Starting at the line that contains "Reproduce this diagram with TikZ." and stopping at the line that contains "(expert) at (654,457)", return those lines exactly and nothing else. Both end lines count; pictures do not.

---- Supplied entries

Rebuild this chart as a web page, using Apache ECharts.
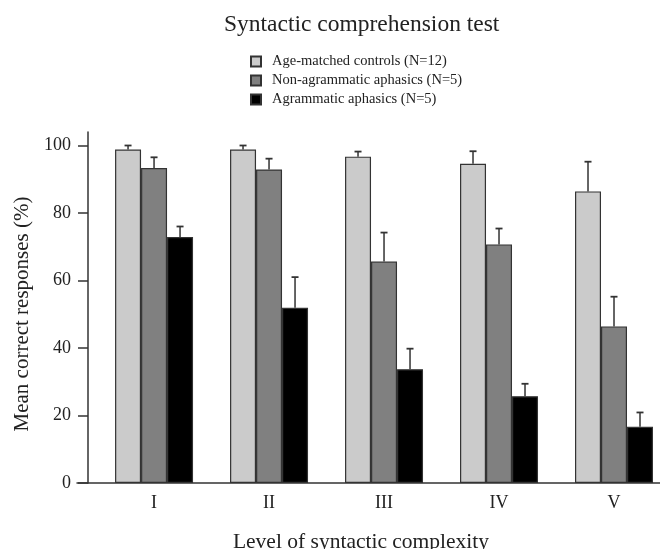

--------
---- Supplied entries

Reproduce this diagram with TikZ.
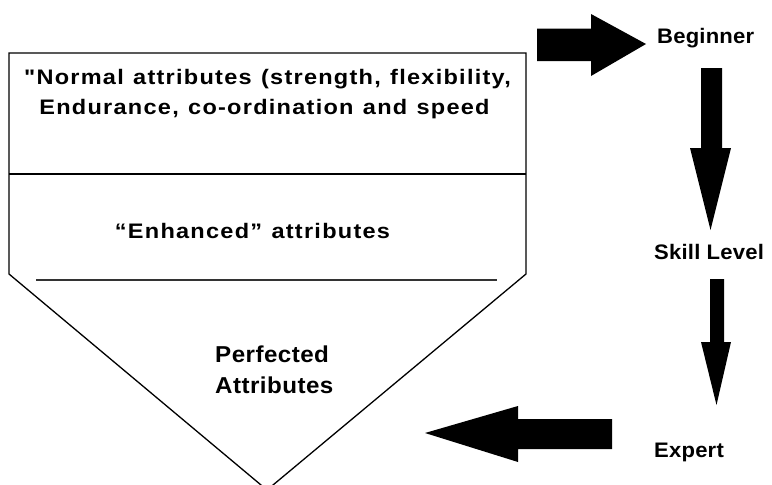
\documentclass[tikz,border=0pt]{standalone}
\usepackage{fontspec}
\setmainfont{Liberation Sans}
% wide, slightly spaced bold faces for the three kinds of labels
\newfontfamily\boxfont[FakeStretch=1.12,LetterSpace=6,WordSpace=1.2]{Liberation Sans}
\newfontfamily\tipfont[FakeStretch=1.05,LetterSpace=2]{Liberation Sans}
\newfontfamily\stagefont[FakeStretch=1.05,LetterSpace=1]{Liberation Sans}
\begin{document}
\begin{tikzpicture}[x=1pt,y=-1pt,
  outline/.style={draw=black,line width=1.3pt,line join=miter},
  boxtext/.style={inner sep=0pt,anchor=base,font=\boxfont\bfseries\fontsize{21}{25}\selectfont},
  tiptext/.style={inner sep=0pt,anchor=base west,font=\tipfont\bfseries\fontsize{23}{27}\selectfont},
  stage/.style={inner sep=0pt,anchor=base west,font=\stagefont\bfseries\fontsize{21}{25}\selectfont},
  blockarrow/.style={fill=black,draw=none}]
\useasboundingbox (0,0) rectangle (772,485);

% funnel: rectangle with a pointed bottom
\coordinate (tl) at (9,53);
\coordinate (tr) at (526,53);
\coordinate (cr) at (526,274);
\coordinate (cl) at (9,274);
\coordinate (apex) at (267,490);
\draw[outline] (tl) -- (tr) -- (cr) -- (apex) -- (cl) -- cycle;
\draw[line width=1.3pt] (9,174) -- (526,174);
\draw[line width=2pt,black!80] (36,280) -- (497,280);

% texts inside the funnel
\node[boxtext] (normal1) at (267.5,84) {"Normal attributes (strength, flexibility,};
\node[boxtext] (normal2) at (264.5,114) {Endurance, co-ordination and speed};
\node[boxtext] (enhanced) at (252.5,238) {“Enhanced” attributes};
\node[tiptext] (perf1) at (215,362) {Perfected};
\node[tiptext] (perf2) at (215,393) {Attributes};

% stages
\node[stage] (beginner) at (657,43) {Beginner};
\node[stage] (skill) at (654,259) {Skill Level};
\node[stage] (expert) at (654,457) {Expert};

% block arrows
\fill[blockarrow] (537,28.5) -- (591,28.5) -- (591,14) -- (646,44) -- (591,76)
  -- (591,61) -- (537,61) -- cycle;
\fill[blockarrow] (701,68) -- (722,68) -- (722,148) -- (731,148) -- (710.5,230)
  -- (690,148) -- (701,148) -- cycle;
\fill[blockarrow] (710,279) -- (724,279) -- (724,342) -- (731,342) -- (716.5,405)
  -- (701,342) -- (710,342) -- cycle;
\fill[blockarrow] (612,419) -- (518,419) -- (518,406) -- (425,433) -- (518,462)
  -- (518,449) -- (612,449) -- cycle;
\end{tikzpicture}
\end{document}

--------

=== Solution ===
Reproduce this diagram with TikZ.
\documentclass[tikz,border=0pt]{standalone}
\usepackage{fontspec}
\setmainfont{Liberation Sans}
% wide, slightly spaced bold faces for the three kinds of labels
\newfontfamily\boxfont[FakeStretch=1.12,LetterSpace=6,WordSpace=1.2]{Liberation Sans}
\newfontfamily\tipfont[FakeStretch=1.05,LetterSpace=2]{Liberation Sans}
\newfontfamily\stagefont[FakeStretch=1.05,LetterSpace=1]{Liberation Sans}
\begin{document}
\begin{tikzpicture}[x=1pt,y=-1pt,
  outline/.style={draw=black,line width=1.3pt,line join=miter},
  boxtext/.style={inner sep=0pt,anchor=base,font=\boxfont\bfseries\fontsize{21}{25}\selectfont},
  tiptext/.style={inner sep=0pt,anchor=base west,font=\tipfont\bfseries\fontsize{23}{27}\selectfont},
  stage/.style={inner sep=0pt,anchor=base west,font=\stagefont\bfseries\fontsize{21}{25}\selectfont},
  blockarrow/.style={fill=black,draw=none}]
\useasboundingbox (0,0) rectangle (772,485);

% funnel: rectangle with a pointed bottom
\coordinate (tl) at (9,53);
\coordinate (tr) at (526,53);
\coordinate (cr) at (526,274);
\coordinate (cl) at (9,274);
\coordinate (apex) at (267,490);
\draw[outline] (tl) -- (tr) -- (cr) -- (apex) -- (cl) -- cycle;
\draw[line width=1.3pt] (9,174) -- (526,174);
\draw[line width=2pt,black!80] (36,280) -- (497,280);

% texts inside the funnel
\node[boxtext] (normal1) at (267.5,84) {"Normal attributes (strength, flexibility,};
\node[boxtext] (normal2) at (264.5,114) {Endurance, co-ordination and speed};
\node[boxtext] (enhanced) at (252.5,238) {“Enhanced” attributes};
\node[tiptext] (perf1) at (215,362) {Perfected};
\node[tiptext] (perf2) at (215,393) {Attributes};

% stages
\node[stage] (beginner) at (657,43) {Beginner};
\node[stage] (skill) at (654,259) {Skill Level};
\node[stage] (expert) at (654,457) {Expert};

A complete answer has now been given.